Write out the entire listing below exactly as it appears, minus any pictures.

=-=-=-=-=

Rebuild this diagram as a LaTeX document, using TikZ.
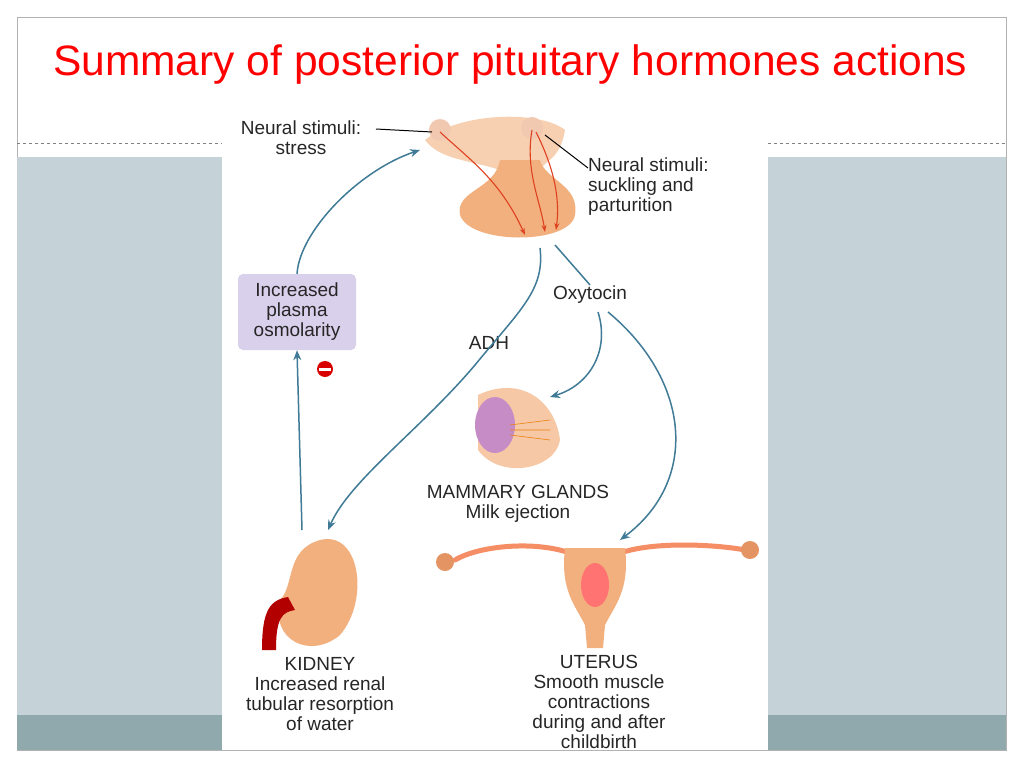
\documentclass[tikz,border=0pt]{standalone}
\usepackage{fontspec}
\setmainfont{Liberation Sans}
\usetikzlibrary{arrows.meta}
\definecolor{panel}{HTML}{C5D3D8}
\definecolor{strip}{HTML}{8FA9AC}
\definecolor{teal}{HTML}{3F7A96}
\definecolor{flesh}{HTML}{F2B07E}
\definecolor{fleshd}{HTML}{E39462}
\definecolor{lav}{HTML}{D9D0EC}
\begin{document}
\begin{tikzpicture}[x=1pt,y=-1pt,
  lbl/.style={font=\fontsize{19}{20}\selectfont, align=center, text=black!85, inner sep=1pt},
  hor/.style={-{Stealth[length=10pt,width=8pt]}, teal, line width=1.5pt},
  nerve/.style={-{Stealth[length=7pt,width=5pt]}, red!50!brown, line width=1.1pt}]
\useasboundingbox (0,0) rectangle (1024,768);
\fill[white] (0,0) rectangle (1024,768);
\draw[gray!60] (17,17) rectangle (1006,750);
\fill[panel] (17,157) rectangle (222,715);
\fill[panel] (768,157) rectangle (1006,715);
\fill[strip] (17,715) rectangle (222,750);
\fill[strip] (768,715) rectangle (1006,750);
\draw[gray, dashed] (17,143) -- (222,143);
\draw[gray, dashed] (768,143) -- (1006,143);
\fill[white] (222,110) rectangle (768,750);
\node[text=red, font=\fontsize{42.5}{46}\selectfont, anchor=west, inner sep=0pt] (title) at (53,65) {Summary of posterior pituitary hormones actions};
% pituitary
\fill[flesh!60] (425,140) .. controls (460,112) and (540,110) .. (565,130) .. controls (560,160) and (545,160) .. (540,170) -- (500,170) .. controls (470,160) and (440,160) .. (425,140);
\fill[flesh] (500,160) -- (540,160) .. controls (545,180) and (580,185) .. (575,215) .. controls (570,245) and (470,245) .. (460,215) .. controls (455,190) and (495,190) .. (500,160);
\fill[fleshd!50] (440,130) circle (11);
\fill[fleshd!50] (532,128) circle (11);
\draw[nerve] (440,132) .. controls (470,160) and (500,180) .. (525,235);
\draw[nerve] (532,130) .. controls (525,170) and (540,200) .. (545,232);
\draw[nerve] (536,132) .. controls (555,170) and (560,200) .. (556,230);
\coordinate (hyL) at (432,132);
\coordinate (hyR) at (545,135);
\node[lbl] (ns1) at (301,138) {Neural stimuli:\\stress};
\draw[black, line width=1pt] (376,129) -- (hyL);
\node[lbl, anchor=west, align=left] (ns2) at (587,187) {Neural stimuli:\\suckling and\\parturition};
\draw[black, line width=1pt] (588,168) -- (hyR);
% box
\node[lbl, fill=lav, rounded corners=5pt, minimum width=118pt, minimum height=76pt] (box) at (297,312) {Increased\\plasma\\osmolarity};
\fill[red!85!black] (325,369) circle (8);
\fill[white] (319,367.5) rectangle (331,370.5);
% kidney
\fill[flesh] (320,540) .. controls (360,530) and (370,600) .. (340,635) .. controls (310,660) and (270,640) .. (280,600) .. controls (295,585) and (285,550) .. (320,540);
\fill[red!70!black] (288,597) .. controls (270,600) and (262,610) .. (262,650) -- (276,650) .. controls (276,618) and (282,612) .. (295,610) -- cycle;
\node[lbl] (kt) at (320,694) {KIDNEY\\Increased renal\\tubular resorption\\of water};
% breast
\fill[flesh!70] (478,395) .. controls (520,375) and (555,400) .. (560,440) .. controls (555,470) and (500,480) .. (478,450) -- cycle;
\fill[violet!45] (495,425) ellipse (20 and 28);
\draw[orange!70!brown, line width=0.6pt] (510,425) -- (550,420) (510,430) -- (550,430) (510,435) -- (550,440);
\node[lbl] (bt) at (518,504) {MAMMARY GLANDS\\Milk ejection};
% uterus
\draw[flesh!80!red, line width=5pt, line cap=round] (575,555) .. controls (540,540) and (480,545) .. (455,560);
\draw[flesh!80!red, line width=5pt, line cap=round] (615,555) .. controls (650,540) and (720,545) .. (745,550);
\fill[fleshd] (445,562) circle (9) (750,550) circle (9);
\fill[flesh] (565,548) -- (625,548) .. controls (630,590) and (615,605) .. (605,625) -- (603,648) -- (587,648) -- (585,625) .. controls (575,605) and (560,590) .. (565,548);
\fill[red!55] (595,585) ellipse (14 and 22);
\node[lbl] (utt) at (599,702) {UTERUS\\Smooth muscle\\contractions\\during and after\\childbirth};
% hormone labels
\node[lbl] (oxy) at (590,295) {Oxytocin};
\node[lbl] (adh) at (489,343) {ADH};
\coordinate (gl1) at (540,248);
\coordinate (gl2) at (555,245);
% arrows
\draw[hor] (box.north) .. controls (300,230) and (360,170) .. (420,150);
\draw[hor] (302,530) -- (box.south);
\draw[hor] (gl1) .. controls (545,290) and (520,310) .. (475,365) .. controls (420,430) and (350,480) .. (328,530);
\draw[teal, line width=1.5pt] (gl2) -- (oxy.north);
\draw[hor] (598,312) .. controls (610,350) and (590,385) .. (550,397);
\draw[hor] (608,312) .. controls (690,380) and (700,480) .. (620,540);
\end{tikzpicture}
\end{document}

=-=-=-=-=

• _Complete answer_:
Rebuild this diagram as a LaTeX document, using TikZ.
\documentclass[tikz,border=0pt]{standalone}
\usepackage{fontspec}
\setmainfont{Liberation Sans}
\usetikzlibrary{arrows.meta}
\definecolor{panel}{HTML}{C5D3D8}
\definecolor{strip}{HTML}{8FA9AC}
\definecolor{teal}{HTML}{3F7A96}
\definecolor{flesh}{HTML}{F2B07E}
\definecolor{fleshd}{HTML}{E39462}
\definecolor{lav}{HTML}{D9D0EC}
\begin{document}
\begin{tikzpicture}[x=1pt,y=-1pt,
  lbl/.style={font=\fontsize{19}{20}\selectfont, align=center, text=black!85, inner sep=1pt},
  hor/.style={-{Stealth[length=10pt,width=8pt]}, teal, line width=1.5pt},
  nerve/.style={-{Stealth[length=7pt,width=5pt]}, red!50!brown, line width=1.1pt}]
\useasboundingbox (0,0) rectangle (1024,768);
\fill[white] (0,0) rectangle (1024,768);
\draw[gray!60] (17,17) rectangle (1006,750);
\fill[panel] (17,157) rectangle (222,715);
\fill[panel] (768,157) rectangle (1006,715);
\fill[strip] (17,715) rectangle (222,750);
\fill[strip] (768,715) rectangle (1006,750);
\draw[gray, dashed] (17,143) -- (222,143);
\draw[gray, dashed] (768,143) -- (1006,143);
\fill[white] (222,110) rectangle (768,750);
\node[text=red, font=\fontsize{42.5}{46}\selectfont, anchor=west, inner sep=0pt] (title) at (53,65) {Summary of posterior pituitary hormones actions};
% pituitary
\fill[flesh!60] (425,140) .. controls (460,112) and (540,110) .. (565,130) .. controls (560,160) and (545,160) .. (540,170) -- (500,170) .. controls (470,160) and (440,160) .. (425,140);
\fill[flesh] (500,160) -- (540,160) .. controls (545,180) and (580,185) .. (575,215) .. controls (570,245) and (470,245) .. (460,215) .. controls (455,190) and (495,190) .. (500,160);
\fill[fleshd!50] (440,130) circle (11);
\fill[fleshd!50] (532,128) circle (11);
\draw[nerve] (440,132) .. controls (470,160) and (500,180) .. (525,235);
\draw[nerve] (532,130) .. controls (525,170) and (540,200) .. (545,232);
\draw[nerve] (536,132) .. controls (555,170) and (560,200) .. (556,230);
\coordinate (hyL) at (432,132);
\coordinate (hyR) at (545,135);
\node[lbl] (ns1) at (301,138) {Neural stimuli:\\stress};
\draw[black, line width=1pt] (376,129) -- (hyL);
\node[lbl, anchor=west, align=left] (ns2) at (587,187) {Neural stimuli:\\suckling and\\parturition};
\draw[black, line width=1pt] (588,168) -- (hyR);
% box
\node[lbl, fill=lav, rounded corners=5pt, minimum width=118pt, minimum height=76pt] (box) at (297,312) {Increased\\plasma\\osmolarity};
\fill[red!85!black] (325,369) circle (8);
\fill[white] (319,367.5) rectangle (331,370.5);
% kidney
\fill[flesh] (320,540) .. controls (360,530) and (370,600) .. (340,635) .. controls (310,660) and (270,640) .. (280,600) .. controls (295,585) and (285,550) .. (320,540);
\fill[red!70!black] (288,597) .. controls (270,600) and (262,610) .. (262,650) -- (276,650) .. controls (276,618) and (282,612) .. (295,610) -- cycle;
\node[lbl] (kt) at (320,694) {KIDNEY\\Increased renal\\tubular resorption\\of water};
% breast
\fill[flesh!70] (478,395) .. controls (520,375) and (555,400) .. (560,440) .. controls (555,470) and (500,480) .. (478,450) -- cycle;
\fill[violet!45] (495,425) ellipse (20 and 28);
\draw[orange!70!brown, line width=0.6pt] (510,425) -- (550,420) (510,430) -- (550,430) (510,435) -- (550,440);
\node[lbl] (bt) at (518,504) {MAMMARY GLANDS\\Milk ejection};
% uterus
\draw[flesh!80!red, line width=5pt, line cap=round] (575,555) .. controls (540,540) and (480,545) .. (455,560);
\draw[flesh!80!red, line width=5pt, line cap=round] (615,555) .. controls (650,540) and (720,545) .. (745,550);
\fill[fleshd] (445,562) circle (9) (750,550) circle (9);
\fill[flesh] (565,548) -- (625,548) .. controls (630,590) and (615,605) .. (605,625) -- (603,648) -- (587,648) -- (585,625) .. controls (575,605) and (560,590) .. (565,548);
\fill[red!55] (595,585) ellipse (14 and 22);
\node[lbl] (utt) at (599,702) {UTERUS\\Smooth muscle\\contractions\\during and after\\childbirth};
% hormone labels
\node[lbl] (oxy) at (590,295) {Oxytocin};
\node[lbl] (adh) at (489,343) {ADH};
\coordinate (gl1) at (540,248);
\coordinate (gl2) at (555,245);
% arrows
\draw[hor] (box.north) .. controls (300,230) and (360,170) .. (420,150);
\draw[hor] (302,530) -- (box.south);
\draw[hor] (gl1) .. controls (545,290) and (520,310) .. (475,365) .. controls (420,430) and (350,480) .. (328,530);
\draw[teal, line width=1.5pt] (gl2) -- (oxy.north);
\draw[hor] (598,312) .. controls (610,350) and (590,385) .. (550,397);
\draw[hor] (608,312) .. controls (690,380) and (700,480) .. (620,540);
\end{tikzpicture}
\end{document}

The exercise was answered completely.